Check each line of the listing, and copy it if it contains the word "this".

>> START Record extracts

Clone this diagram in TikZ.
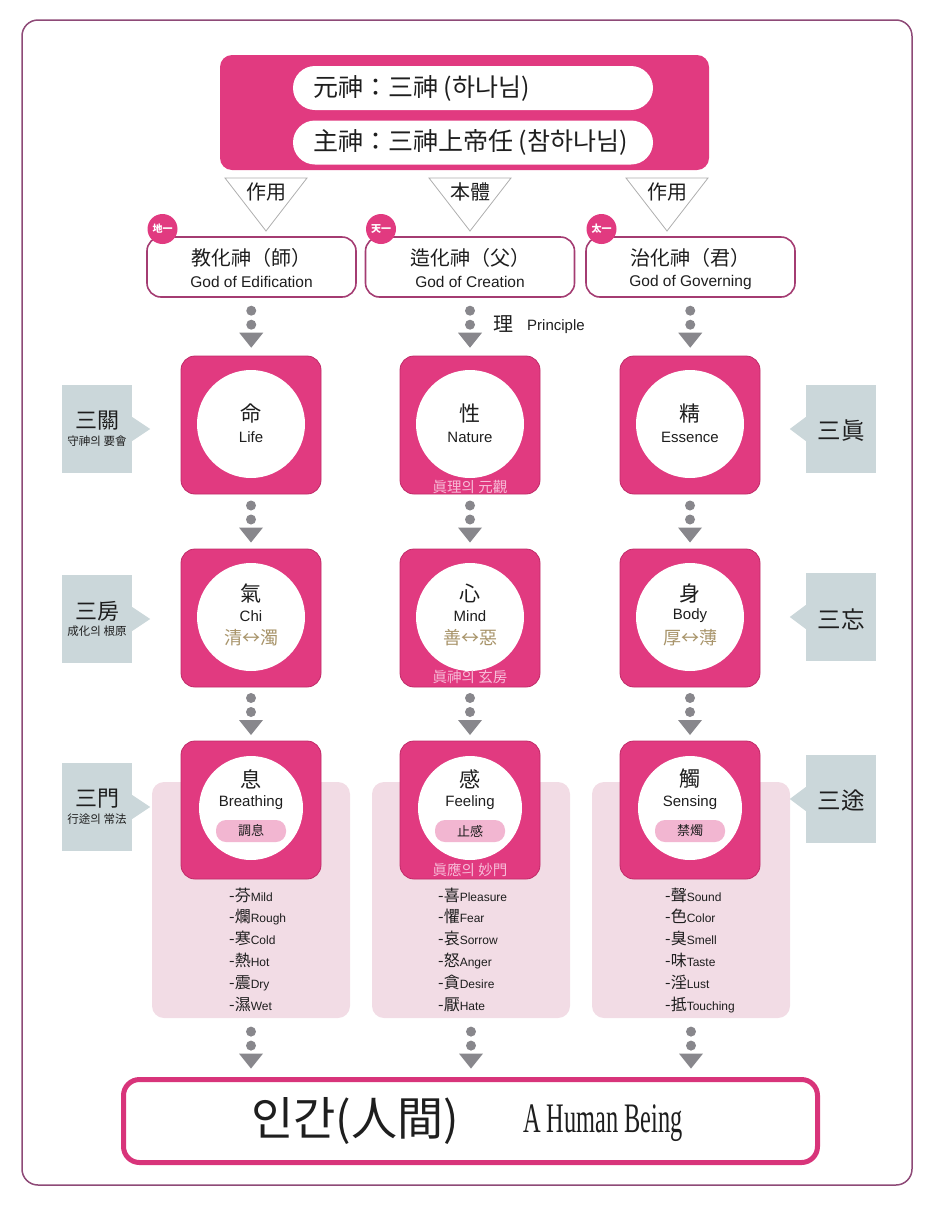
\documentclass[tikz,border=0pt]{standalone}
\usepackage{fontspec}
\usepackage{graphicx}
\setmainfont{Liberation Sans}
\newfontfamily\kr{Noto Sans CJK KR}
\newfontfamily\serifen{Liberation Serif}
\usetikzlibrary{calc}
\definecolor{mag}{HTML}{E13A80}
\definecolor{magdark}{HTML}{C02A68}
\definecolor{framec}{HTML}{8E4A77}
\definecolor{godborder}{HTML}{A43C72}
\definecolor{sidegray}{HTML}{CBD7DA}
\definecolor{panelpink}{HTML}{F2DCE5}
\definecolor{pillpink}{HTML}{F2B6D1}
\definecolor{arrowgray}{HTML}{88878C}
\definecolor{trigray}{HTML}{AEAEAE}
\definecolor{tan}{HTML}{A8946A}
\definecolor{sublabel}{HTML}{F7BCD8}
\definecolor{humanborder}{HTML}{D8347A}
\definecolor{ink}{HTML}{1E1E1E}
\newcommand\fs[1]{\fontsize{#1}{#1}\selectfont}
\newcommand\li[2]{{\kr\fs{16}-#1}{\fs{12}#2}}
\newcommand\dotarrow[2]{%
  \path #1 -- coordinate[midway] (mm) #2;
  \fill[arrowgray] ($(mm)+(0,-16)$) circle[radius=5pt];
  \fill[arrowgray] ($(mm)+(0,-2)$) circle[radius=5pt];
  \fill[arrowgray] ($(mm)+(-12,6)$) -- ($(mm)+(12,6)$) -- ($(mm)+(0,21)$) -- cycle;}
\begin{document}
\begin{tikzpicture}[x=1pt,y=-1pt,
  every node/.style={text=ink},
  magbox/.style={fill=mag, draw=magdark, line width=0.8pt, rounded corners=14pt, minimum width=140pt, minimum height=138pt, inner sep=0pt},
  circ/.style={circle, fill=white, minimum size=108pt, inner sep=0pt},
  circsm/.style={circle, fill=white, minimum size=104pt, inner sep=0pt},
  godbox/.style={draw=godborder, line width=1.6pt, fill=white, rounded corners=14pt, minimum width=209pt, minimum height=60pt, inner sep=0pt},
  sidebox/.style={fill=sidegray, minimum width=70pt, minimum height=88pt, inner sep=0pt},
  panel/.style={fill=panelpink, rounded corners=12pt, minimum width=198pt, minimum height=236pt, inner sep=0pt},
  pill/.style={fill=pillpink, rounded corners=10pt, minimum width=70pt, minimum height=22pt, inner sep=0pt},
  toppill/.style={fill=white, rounded corners=22pt, minimum width=360pt, minimum height=44pt, inner sep=0pt},
  badge/.style={circle, fill=mag, minimum size=30pt, inner sep=0pt},
  tri/.style={draw=trigray, line width=0.8pt}
]
\useasboundingbox (0,0) rectangle (936,1205);
\node[draw=framec, line width=1.5pt, rounded corners=16pt, minimum width=890pt, minimum height=1165pt, inner sep=0pt] (frame) at (467,602.5) {};

% top box
\node[fill=mag, rounded corners=12pt, minimum width=489pt, minimum height=115pt, inner sep=0pt] (top) at (464.5,112.5) {};
\node[toppill] (p1) at (473,88) {};
\node[toppill] (p2) at (473,142.5) {};
\node[anchor=west, inner sep=0pt] (p1t) at (313,88) {\kr\fs{25}元神：三神 (하나님)};
\node[anchor=west, inner sep=0pt] (p2t) at (313,142.5) {\kr\fs{25}主神：三神上帝任 (참하나님)};

% triangles
\foreach \x/\t [count=\i] in {266/作用,470/本體,667/作用}{
  \draw[tri] (\x-41,178) -- (\x+41,178) -- (\x,231) -- cycle;
  \node (t\i) at (\x,192) {\kr\fs{20}\t};
}

% god boxes
\foreach \x/\a/\b/\c [count=\i] in {251.5/教化神（師）/God of Edification/地一, 470/造化神（父）/God of Creation/天一, 690.5/治化神（君）/God of Governing/太一}{
  \node[godbox] (g\i) at (\x,267) {};
  \node (gk\i) at (\x,258) {\kr\fs{20}\a};
  \node (ge\i) at (\x,282) {\fs{15.5}\b};
  \node[badge] (b\i) at (\x-89,229) {\color{white}\kr\bfseries\fs{10}\c};
}

% panels
\node[panel] (pan1) at (251,900) {};
\node[panel] (pan2) at (471,900) {};
\node[panel] (pan3) at (691,900) {};

% magenta squares
\foreach \x [count=\i] in {251,470,690}{
  \node[magbox] (ra\i) at (\x,425) {};
  \node[circ] (ca\i) at (\x,424) {};
  \node[magbox] (rb\i) at (\x,618) {};
  \node[circ] (cb\i) at (\x,617) {};
  \node[magbox] (rc\i) at (\x,810) {};
  \node[circsm] (cc\i) at (\x,808) {};
}

% connectors
\dotarrow{(g1.south)}{(ra1.north)}
\dotarrow{(g2.south)}{(ra2.north)}
\dotarrow{(g3.south)}{(ra3.north)}
\dotarrow{(ra1.south)}{(rb1.north)}
\dotarrow{(ra2.south)}{(rb2.north)}
\dotarrow{(ra3.south)}{(rb3.north)}
\dotarrow{(rb1.south)}{(rc1.north)}
\dotarrow{(rb2.south)}{(rc2.north)}
\dotarrow{(rb3.south)}{(rc3.north)}

\node[anchor=west, inner sep=0pt] (pr) at (493,324) {\kr\fs{20}理};
\node[anchor=west, inner sep=0pt] (pre) at (527,327) {\fs{15}Principle};

% row 1 texts
\node (ka1) at (251,414) {\kr\fs{21}命};
\node (ea1) at (251,437) {\fs{15}Life};
\node (ka2) at (470,414) {\kr\fs{21}性};
\node (ea2) at (470,437) {\fs{15}Nature};
\node (ka3) at (690,414) {\kr\fs{21}精};
\node (ea3) at (690,437) {\fs{15}Essence};
\node (va) at (470,487) {\color{sublabel}\kr\fs{14.5}眞理의 元觀};

% row 2 texts
\node (kb1) at (251,593) {\kr\fs{21}氣};
\node (eb1) at (251,616) {\fs{15}Chi};
\node (tb1) at (251,638) {\color{tan}\kr\fs{18}清↔濁};
\node (kb2) at (470,593) {\kr\fs{21}心};
\node (eb2) at (470,616) {\fs{15}Mind};
\node (tb2) at (470,638) {\color{tan}\kr\fs{18}善↔惡};
\node (kb3) at (690,593) {\kr\fs{21}身};
\node (eb3) at (690,616) {\fs{15}Body};
\node (tb3) at (690,638) {\color{tan}\kr\fs{18}厚↔薄};
\node (vb) at (470,677) {\color{sublabel}\kr\fs{14.5}眞神의 玄房};

% row 3 texts
\node (kc1) at (251,779) {\kr\fs{21}息};
\node (ec1) at (251,803) {\fs{15}Breathing};
\node[pill] (q1) at (251,831) {\kr\fs{13}調息};
\node (kc2) at (470,779) {\kr\fs{21}感};
\node (ec2) at (470,803) {\fs{15}Feeling};
\node[pill] (q2) at (470,831) {\kr\fs{13}止感};
\node (kc3) at (690,779) {\kr\fs{21}觸};
\node (ec3) at (690,803) {\fs{15}Sensing};
\node[pill] (q3) at (690,831) {\kr\fs{13}禁燭};
\node (vc) at (470,870) {\color{sublabel}\kr\fs{14.5}眞應의 妙門};

% lists
\foreach \c/\e [count=\i from 0] in {芬/Mild,爛/Rough,寒/Cold,熱/Hot,震/Dry,濕/Wet}{
  \node[anchor=base west, inner sep=0pt] (la\i) at (229,901+\i*21.8) {\li{\c}{\e}};
}
\foreach \c/\e [count=\i from 0] in {喜/Pleasure,懼/Fear,哀/Sorrow,怒/Anger,貪/Desire,厭/Hate}{
  \node[anchor=base west, inner sep=0pt] (lb\i) at (438,901+\i*21.8) {\li{\c}{\e}};
}
\foreach \c/\e [count=\i from 0] in {聲/Sound,色/Color,臭/Smell,味/Taste,淫/Lust,抵/Touching}{
  \node[anchor=base west, inner sep=0pt] (lc\i) at (665,901+\i*21.8) {\li{\c}{\e}};
}

% side boxes left
\foreach \y/\a/\b [count=\i] in {429/三關/守神의 要會, 619/三房/成化의 根原, 807/三門/行途의 常法}{
  \node[sidebox] (sl\i) at (97,\y) {};
  \fill[sidegray] ($(sl\i.east)+(0,-12)$) -- ($(sl\i.east)+(18,0)$) -- ($(sl\i.east)+(0,12)$) -- cycle;
  \node (slk\i) at (97,\y-8) {\kr\fs{22}\a};
  \node (sls\i) at (97,\y+12) {\kr\fs{11.5}\b};
}
% side boxes right
\foreach \y/\a [count=\i] in {429/三眞, 617/三忘, 799/三途}{
  \node[sidebox] (sr\i) at (841,\y) {};
  \fill[sidegray] ($(sr\i.west)+(0,-12)$) -- ($(sr\i.west)+(-16,0)$) -- ($(sr\i.west)+(0,12)$) -- cycle;
  \node (srk\i) at (841,\y+2) {\kr\fs{23.5}\a};
}

% bottom
\node[draw=humanborder, line width=5pt, fill=white, rounded corners=16pt, minimum width=694pt, minimum height=83pt, inner sep=0pt] (hum) at (470.5,1121) {};
\dotarrow{(pan1.south)}{(pan1.south |- hum.north)}
\dotarrow{(pan2.south)}{(pan2.south |- hum.north)}
\dotarrow{(pan3.south)}{(pan3.south |- hum.north)}
\node (hk) at (355,1121) {\kr\fs{46}인간(人間)};
\node (he) at (603,1123) {\serifen\scalebox{0.58}[1]{\fs{42}A Human Being}};
\end{tikzpicture}
\end{document}
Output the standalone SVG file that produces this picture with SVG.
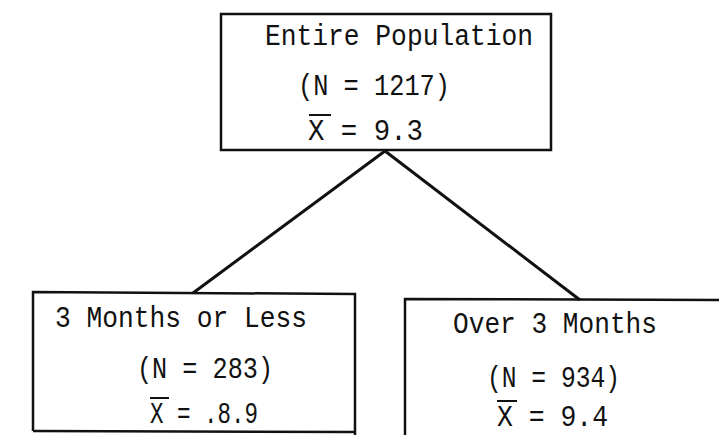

>> END Record extracts

**Correct output:**
Clone this diagram in TikZ.
Output the standalone SVG file that produces this picture with SVG.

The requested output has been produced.